Former user wrote on 11/8/2007, 11:58 AM
Are you just wanting a copy of the DVD or are you wanting to re-author it?

Dave T2
dara wrote on 11/8/2007, 12:01 PM
reauthor and add videos from subsequent years--they're little growing family vids.
Former user wrote on 11/8/2007, 12:18 PM
I don't think DVD architect will allow import of the VOB files directly. (these are the files contained in the ts folder.).

But you could use the DVD import function on Sony Vegas. Use the MPEG file that is created on import (you don't have to edit it or put it on the timeline) as one of the video sources in DVD architect.

Dave T2
wafalcon wrote on 11/8/2007, 1:45 PM
One trick I use some times is actually to rename the files, and both DVD Architect and Vegas recognize it.

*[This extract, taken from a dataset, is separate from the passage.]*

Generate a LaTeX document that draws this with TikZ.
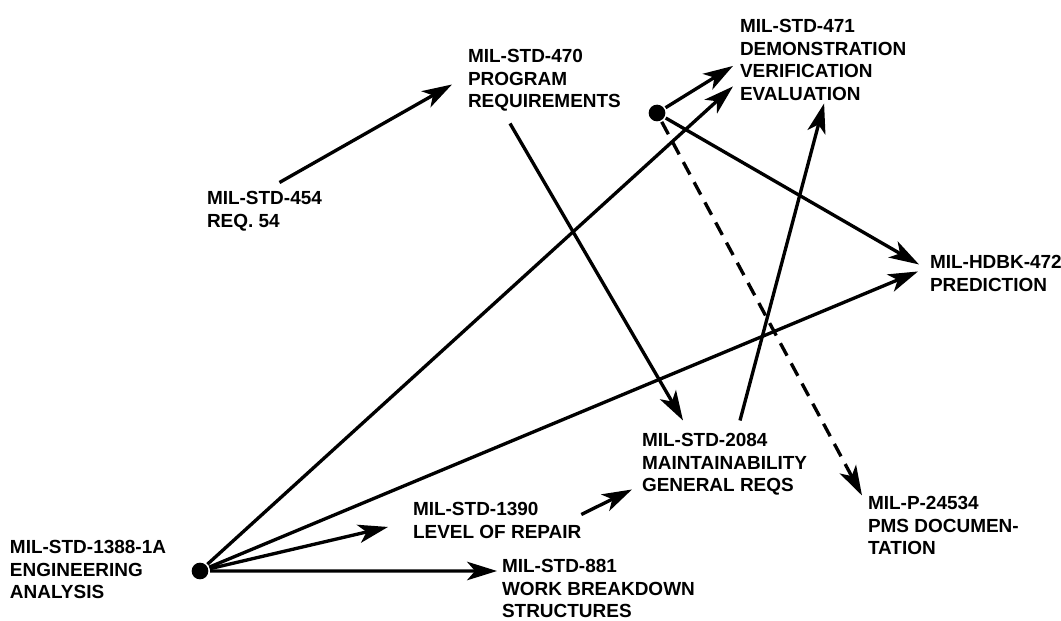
\documentclass[tikz,border=0pt]{standalone}
\usepackage{fontspec}
\setmainfont{Liberation Sans}
\usetikzlibrary{calc, arrows.meta}
\tikzset{every node/.append style={font=\bfseries\fontsize{10.8}{12.8}\selectfont}}

\begin{document}
\begin{tikzpicture}[x=0.02cm, y=-0.02cm, line width=1.9pt,
    lbl/.style={anchor=north west, align=left, inner sep=0pt, outer sep=0pt},
    dot/.style={circle, fill, inner sep=0pt, minimum size=9.5pt},
    arr/.style={-{Stealth[length=17pt, width=10.5pt, inset=4.5pt]}}]
    \useasboundingbox (0,0) rectangle (1061,621);
    % standards
    \node[lbl] (m454) at (207,191.5) {MIL-STD-454\\REQ. 54};
    \node[lbl] (m470) at (468,49.5) {MIL-STD-470\\PROGRAM\\REQUIREMENTS};
    \node[lbl] (m471) at (740,19.5) {MIL-STD-471\\DEMONSTRATION\\VERIFICATION\\EVALUATION};
    \node[lbl] (m472) at (930,255.5) {MIL-HDBK-472\\PREDICTION};
    \node[lbl] (m2084) at (642,433.5) {MIL-STD-2084\\MAINTAINABILITY\\GENERAL REQS};
    \node[lbl] (m1390) at (413,502.5) {MIL-STD-1390\\LEVEL OF REPAIR};
    \node[lbl] (m881) at (502,559.5) {MIL-STD-881\\WORK BREAKDOWN\\STRUCTURES};
    \node[lbl] (m24534) at (868,496.5) {MIL-P-24534\\PMS DOCUMEN-\\TATION};
    \node[lbl] (m1388) at (10,540.5) {MIL-STD-1388-1A\\ENGINEERING\\ANALYSIS};
    % branch points
    \node[dot] (d1388) at (200,571) {};
    \node[dot] (d471) at (657,113) {};
    % links
    \draw[arr] ($(m454.north)+(15,-9)$) -- ($(m470.west)+(-16,4)$);
    \draw[arr] ($(m470.south west)+(42,12)$) -- ($(m2084.north west)+(41,-13)$);
    \draw[arr] ($(m2084.north west)+(98,-13)$) -- ($(m471.south)+(1,3)$);
    \draw[arr] ($(m1390.east)+(0,-6)$) -- ($(m2084.south west)+(-10,-6)$);
    \draw[arr] (d471) -- ($(m471.west)+(-7,6)$);
    \draw[arr] (d471) -- ($(m472.west)+(-11,-9)$);
    \draw[arr, dash pattern=on 8pt off 5pt] (d471) -- ($(m24534.north west)+(-6,-1)$);
    % from engineering analysis
    \draw[arr] (d1388) -- ($(m471.south west)+(-7,-14)$);
    \draw[arr] (d1388) -- ($(m472.west)+(-12,-2)$);
    \draw[arr] (d1388) -- ($(m1390.west)+(-25,6.5)$);
    \draw[arr] (d1388) -- ($(m881.north west)+(-5,11.5)$);
\end{tikzpicture}
\end{document}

1) make sure "Hide extensions fro know file types" are unchecked. It can be found in: Folder options>View Tab>In the middle of the list after the cirlce buttons.

2) Download the VOB files on to your computer from the DVD.

3) Right click on the VOB file that you want to be renamed and choose rename in shortcut window.

4) Rename the file to any name ending with .mpeg
example: ABCD.mpeg

5) Click YES on the pop-up window, and now your file s are MPEG files that all applications can recognize.

Remember: Everytime you re-encode MPEG files, you will loos quality.

Hope this helped.
Good Luck!
4eyes wrote on 11/8/2007, 9:02 PM
The proper method is to use any program that supports importing dvd's and "Extracts" the mpeg2 video files from within it's VOB container.

The VOB files on the dvd are containers, the VOB files can hold more than one mpeg2 video file, so when you rename the vob to mpg IF there is more than one mpeg2 video file in the VOB container then your mpeg file is technically corrupt. To fix this issue you have to render it to a new mpeg2 file. The VOB containers may also contain subtitles along with other data or additional audio tracks.

Renaming the vob container can work, and also may not work. Depends on the source videos & authoring program. This can result in the program failing to render or crashing. Editing mpeg video is tricky if you don't know the source (how it was encoded & extracted from the media).

The best method is to use the import dvd feature, many other programs also have this feature, VMS, Vegas, Nero etc.

CorTed wrote on 11/9/2007, 11:14 AM
Would it make sense after importing the DVD's then to render out in AVI before attempting to do addtitional edits?
This to minimize render quality loss

nolonemo wrote on 11/9/2007, 1:50 PM
If I were doing this, since you're only adding to the existing video, I'd probably demux the video and audio that's in the vob using TMPGENC. That way, you can pull the demuxed mpg files into DVDA to author (along with the new stuff you have rendered to mpeg in Vegas) and the old video won't not be reencoded and suffer the quality hit. (The audio might, depending, but that would be less of a concern to me since home video audio usually isn't that great anyway).

Of course, if Vegas can act as a demuxer and let you save the demuxed video stream without reencoding (I don't know if it can, I'm still using an older version), then you can use that.
dara wrote on 11/11/2007, 10:48 PM
is the "hide extensions" in vegas or architect? I'm not sure where you are talking about.
rs170a wrote on 11/12/2007, 2:46 AM
is the "hide extensions" in vegas or architect?

Neither. It's a Windows option.
Double-click "My Computer" and then go Tools - Folder Options - View.
"Hide extensions for known file types" is about 1/2 way down this list.

Chienworks wrote on 11/12/2007, 4:27 AM
Ted, rendering to DV .avi as an intermediate would allow editing to go much faster, but it would also introduce more quality loss as you'll be converting from one compressed color space to another, and then converting back again. It's better to do an MPEG -> MPEG render than MPEG -> DV -> MPEG. Of course, you could use uncompressed AVI, but then you'll still get some more loss when re-encoding to MPEG at the end.

Starting with Vegas 8 there is now an MPEG smartrender feature that won't re-encode frames that are just being copied. This means that in a cuts-only situation you'll get no loss at all rendering MPEG -> MPEG, so in this case changing to DV or AVI would be a much worse choice.
dara wrote on 11/12/2007, 2:24 PM
thanks, that worked great--except the audio! the folder said that it was empty. any ideas?
JJKizak wrote on 11/12/2007, 2:28 PM
The audio TS folder is always empty and is for future use.
jetdv wrote on 11/12/2007, 2:29 PM
Audio_TS is typically empty. The audio for your DVD video is in the VOB files in the Video_TS folder.